Data provided:
..........

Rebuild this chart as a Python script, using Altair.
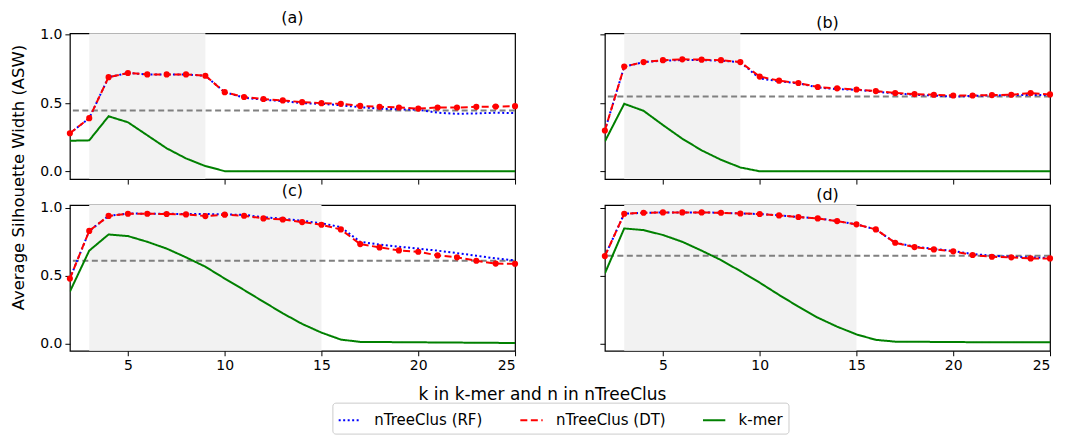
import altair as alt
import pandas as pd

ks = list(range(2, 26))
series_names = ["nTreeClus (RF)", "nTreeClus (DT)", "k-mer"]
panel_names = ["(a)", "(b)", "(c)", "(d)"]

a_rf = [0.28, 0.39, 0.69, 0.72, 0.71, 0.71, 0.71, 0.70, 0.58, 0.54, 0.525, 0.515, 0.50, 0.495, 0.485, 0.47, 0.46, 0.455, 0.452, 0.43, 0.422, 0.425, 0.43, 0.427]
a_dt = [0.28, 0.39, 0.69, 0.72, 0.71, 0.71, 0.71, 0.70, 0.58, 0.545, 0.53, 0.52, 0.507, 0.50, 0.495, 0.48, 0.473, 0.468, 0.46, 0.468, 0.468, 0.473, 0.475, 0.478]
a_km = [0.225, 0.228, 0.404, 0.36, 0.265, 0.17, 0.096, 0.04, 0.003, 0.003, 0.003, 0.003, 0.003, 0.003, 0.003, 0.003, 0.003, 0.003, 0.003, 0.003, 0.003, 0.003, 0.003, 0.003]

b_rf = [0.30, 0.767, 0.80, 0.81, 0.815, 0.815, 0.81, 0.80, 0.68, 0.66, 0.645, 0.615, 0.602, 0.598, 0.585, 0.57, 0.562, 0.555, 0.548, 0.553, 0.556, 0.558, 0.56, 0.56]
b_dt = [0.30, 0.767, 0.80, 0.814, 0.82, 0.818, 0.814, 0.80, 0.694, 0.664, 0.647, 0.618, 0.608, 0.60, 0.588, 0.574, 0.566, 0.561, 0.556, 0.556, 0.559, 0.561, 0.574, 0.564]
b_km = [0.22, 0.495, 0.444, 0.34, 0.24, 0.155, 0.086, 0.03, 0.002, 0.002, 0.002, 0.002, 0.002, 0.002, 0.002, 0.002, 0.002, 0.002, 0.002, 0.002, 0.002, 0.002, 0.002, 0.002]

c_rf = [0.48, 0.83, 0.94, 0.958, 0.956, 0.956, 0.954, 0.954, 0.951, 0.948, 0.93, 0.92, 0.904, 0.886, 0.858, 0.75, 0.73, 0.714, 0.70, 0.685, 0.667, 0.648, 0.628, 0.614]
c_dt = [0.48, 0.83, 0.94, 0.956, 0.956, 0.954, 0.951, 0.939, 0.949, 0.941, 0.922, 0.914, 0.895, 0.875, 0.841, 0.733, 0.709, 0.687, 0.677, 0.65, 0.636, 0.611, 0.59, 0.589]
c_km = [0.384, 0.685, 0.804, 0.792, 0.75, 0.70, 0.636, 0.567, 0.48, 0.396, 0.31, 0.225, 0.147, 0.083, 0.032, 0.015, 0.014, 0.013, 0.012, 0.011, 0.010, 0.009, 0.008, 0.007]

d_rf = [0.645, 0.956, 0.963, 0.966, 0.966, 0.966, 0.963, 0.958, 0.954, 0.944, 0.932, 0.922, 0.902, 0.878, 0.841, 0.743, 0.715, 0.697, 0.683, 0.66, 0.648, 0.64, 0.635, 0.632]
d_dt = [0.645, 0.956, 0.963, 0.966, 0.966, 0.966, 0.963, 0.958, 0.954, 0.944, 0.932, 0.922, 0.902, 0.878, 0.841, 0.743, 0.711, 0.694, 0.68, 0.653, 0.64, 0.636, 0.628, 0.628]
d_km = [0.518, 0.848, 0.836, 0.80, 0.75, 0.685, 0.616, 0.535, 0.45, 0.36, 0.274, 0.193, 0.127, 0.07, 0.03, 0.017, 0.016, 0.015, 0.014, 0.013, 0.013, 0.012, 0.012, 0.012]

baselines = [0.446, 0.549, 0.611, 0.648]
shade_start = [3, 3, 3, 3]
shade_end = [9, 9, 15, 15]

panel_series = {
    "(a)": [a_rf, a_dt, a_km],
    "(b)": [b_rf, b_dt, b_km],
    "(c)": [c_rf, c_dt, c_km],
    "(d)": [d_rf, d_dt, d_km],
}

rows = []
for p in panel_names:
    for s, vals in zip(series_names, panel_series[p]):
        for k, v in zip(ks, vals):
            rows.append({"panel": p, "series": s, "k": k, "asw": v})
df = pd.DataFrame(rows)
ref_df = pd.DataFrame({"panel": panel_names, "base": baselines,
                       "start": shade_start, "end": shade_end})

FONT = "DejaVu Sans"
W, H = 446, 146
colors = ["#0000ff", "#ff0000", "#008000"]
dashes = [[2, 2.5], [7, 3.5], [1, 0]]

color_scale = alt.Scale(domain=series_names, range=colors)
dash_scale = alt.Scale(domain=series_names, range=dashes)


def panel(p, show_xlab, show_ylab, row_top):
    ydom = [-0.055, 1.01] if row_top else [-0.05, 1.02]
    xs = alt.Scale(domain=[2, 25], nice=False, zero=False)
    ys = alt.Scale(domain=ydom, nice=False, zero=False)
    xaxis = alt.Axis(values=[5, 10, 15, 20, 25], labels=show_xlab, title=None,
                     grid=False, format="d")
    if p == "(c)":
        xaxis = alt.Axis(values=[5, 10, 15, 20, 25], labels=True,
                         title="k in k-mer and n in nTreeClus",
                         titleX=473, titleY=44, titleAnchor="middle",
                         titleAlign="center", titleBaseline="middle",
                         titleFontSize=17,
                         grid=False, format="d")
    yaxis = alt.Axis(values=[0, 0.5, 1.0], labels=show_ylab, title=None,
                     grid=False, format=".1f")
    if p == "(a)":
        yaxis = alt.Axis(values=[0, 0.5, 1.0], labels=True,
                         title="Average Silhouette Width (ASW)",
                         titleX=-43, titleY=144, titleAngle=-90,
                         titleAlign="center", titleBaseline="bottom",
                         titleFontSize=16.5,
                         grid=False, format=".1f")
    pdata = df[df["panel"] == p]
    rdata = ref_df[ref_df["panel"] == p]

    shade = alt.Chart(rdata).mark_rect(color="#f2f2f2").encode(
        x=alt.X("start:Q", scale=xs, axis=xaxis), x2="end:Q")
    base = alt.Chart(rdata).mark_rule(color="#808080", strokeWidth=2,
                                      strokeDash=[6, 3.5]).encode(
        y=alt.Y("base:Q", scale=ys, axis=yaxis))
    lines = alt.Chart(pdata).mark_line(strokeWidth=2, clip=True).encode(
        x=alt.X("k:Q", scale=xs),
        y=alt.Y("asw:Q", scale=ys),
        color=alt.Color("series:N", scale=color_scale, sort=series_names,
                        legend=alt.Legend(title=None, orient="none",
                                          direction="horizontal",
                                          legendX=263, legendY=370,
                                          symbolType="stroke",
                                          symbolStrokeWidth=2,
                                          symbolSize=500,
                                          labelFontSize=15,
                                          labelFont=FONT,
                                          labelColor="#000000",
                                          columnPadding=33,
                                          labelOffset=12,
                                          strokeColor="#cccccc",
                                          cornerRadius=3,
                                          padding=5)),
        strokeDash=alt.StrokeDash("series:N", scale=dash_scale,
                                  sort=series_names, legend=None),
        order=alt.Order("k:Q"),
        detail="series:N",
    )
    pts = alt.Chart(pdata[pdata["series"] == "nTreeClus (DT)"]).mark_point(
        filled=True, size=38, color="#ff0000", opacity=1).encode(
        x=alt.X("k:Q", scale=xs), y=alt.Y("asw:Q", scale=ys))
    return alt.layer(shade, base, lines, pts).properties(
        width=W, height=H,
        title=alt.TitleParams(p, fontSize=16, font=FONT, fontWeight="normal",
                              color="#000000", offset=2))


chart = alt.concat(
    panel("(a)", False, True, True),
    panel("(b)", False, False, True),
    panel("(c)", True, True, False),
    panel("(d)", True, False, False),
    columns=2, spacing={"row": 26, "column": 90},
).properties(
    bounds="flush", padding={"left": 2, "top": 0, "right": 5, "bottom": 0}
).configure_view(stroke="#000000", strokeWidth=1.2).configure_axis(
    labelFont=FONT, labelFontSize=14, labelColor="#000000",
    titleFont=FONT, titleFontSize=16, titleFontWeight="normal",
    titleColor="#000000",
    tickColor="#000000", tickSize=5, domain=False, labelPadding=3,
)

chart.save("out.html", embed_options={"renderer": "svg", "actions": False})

..........

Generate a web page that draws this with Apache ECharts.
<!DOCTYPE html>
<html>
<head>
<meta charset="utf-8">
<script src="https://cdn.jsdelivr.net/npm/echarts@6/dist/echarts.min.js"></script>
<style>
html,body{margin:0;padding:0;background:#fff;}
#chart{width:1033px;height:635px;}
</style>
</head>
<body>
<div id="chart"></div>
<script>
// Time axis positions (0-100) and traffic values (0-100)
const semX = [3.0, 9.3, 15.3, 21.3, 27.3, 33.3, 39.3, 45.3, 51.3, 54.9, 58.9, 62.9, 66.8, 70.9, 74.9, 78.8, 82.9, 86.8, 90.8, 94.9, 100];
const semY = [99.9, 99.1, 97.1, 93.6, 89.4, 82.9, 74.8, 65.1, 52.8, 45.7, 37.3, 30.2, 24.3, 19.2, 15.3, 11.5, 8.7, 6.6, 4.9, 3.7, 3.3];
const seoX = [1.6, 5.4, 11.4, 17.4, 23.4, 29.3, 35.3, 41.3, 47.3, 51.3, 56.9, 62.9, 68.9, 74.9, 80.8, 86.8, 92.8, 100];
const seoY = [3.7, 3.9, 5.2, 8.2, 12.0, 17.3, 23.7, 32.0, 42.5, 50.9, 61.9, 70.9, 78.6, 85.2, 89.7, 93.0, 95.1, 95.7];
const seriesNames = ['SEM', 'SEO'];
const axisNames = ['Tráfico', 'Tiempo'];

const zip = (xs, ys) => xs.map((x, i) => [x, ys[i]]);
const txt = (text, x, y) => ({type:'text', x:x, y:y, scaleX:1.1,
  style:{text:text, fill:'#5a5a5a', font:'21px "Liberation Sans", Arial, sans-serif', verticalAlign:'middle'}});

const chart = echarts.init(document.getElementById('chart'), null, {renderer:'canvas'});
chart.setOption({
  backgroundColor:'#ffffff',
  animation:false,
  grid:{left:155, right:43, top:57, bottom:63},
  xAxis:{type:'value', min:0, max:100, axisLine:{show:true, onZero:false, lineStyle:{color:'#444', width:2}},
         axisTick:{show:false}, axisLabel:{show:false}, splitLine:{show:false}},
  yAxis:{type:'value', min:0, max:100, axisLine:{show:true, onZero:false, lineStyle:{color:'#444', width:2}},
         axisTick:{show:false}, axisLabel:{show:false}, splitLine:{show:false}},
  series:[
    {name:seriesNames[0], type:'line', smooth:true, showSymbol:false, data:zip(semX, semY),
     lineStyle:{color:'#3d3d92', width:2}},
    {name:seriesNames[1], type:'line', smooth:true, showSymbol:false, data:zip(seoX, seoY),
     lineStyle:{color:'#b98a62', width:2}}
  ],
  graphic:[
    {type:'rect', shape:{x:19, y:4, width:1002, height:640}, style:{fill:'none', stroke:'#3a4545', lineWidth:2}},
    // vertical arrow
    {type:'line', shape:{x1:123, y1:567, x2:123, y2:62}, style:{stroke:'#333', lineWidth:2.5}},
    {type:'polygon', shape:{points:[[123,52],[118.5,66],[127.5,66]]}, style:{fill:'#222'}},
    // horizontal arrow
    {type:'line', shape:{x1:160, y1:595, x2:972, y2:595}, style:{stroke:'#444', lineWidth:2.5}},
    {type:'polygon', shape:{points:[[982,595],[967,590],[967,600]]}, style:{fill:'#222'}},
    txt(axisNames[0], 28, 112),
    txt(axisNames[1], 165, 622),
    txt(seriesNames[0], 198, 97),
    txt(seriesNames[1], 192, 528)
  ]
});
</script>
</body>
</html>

..........

Your goal:
Which lines include "script"? Copy each of them out.

Full response:
Rebuild this chart as a Python script, using Altair.
<script src="https://cdn.jsdelivr.net/npm/echarts@6/dist/echarts.min.js"></script>
<script>
</script>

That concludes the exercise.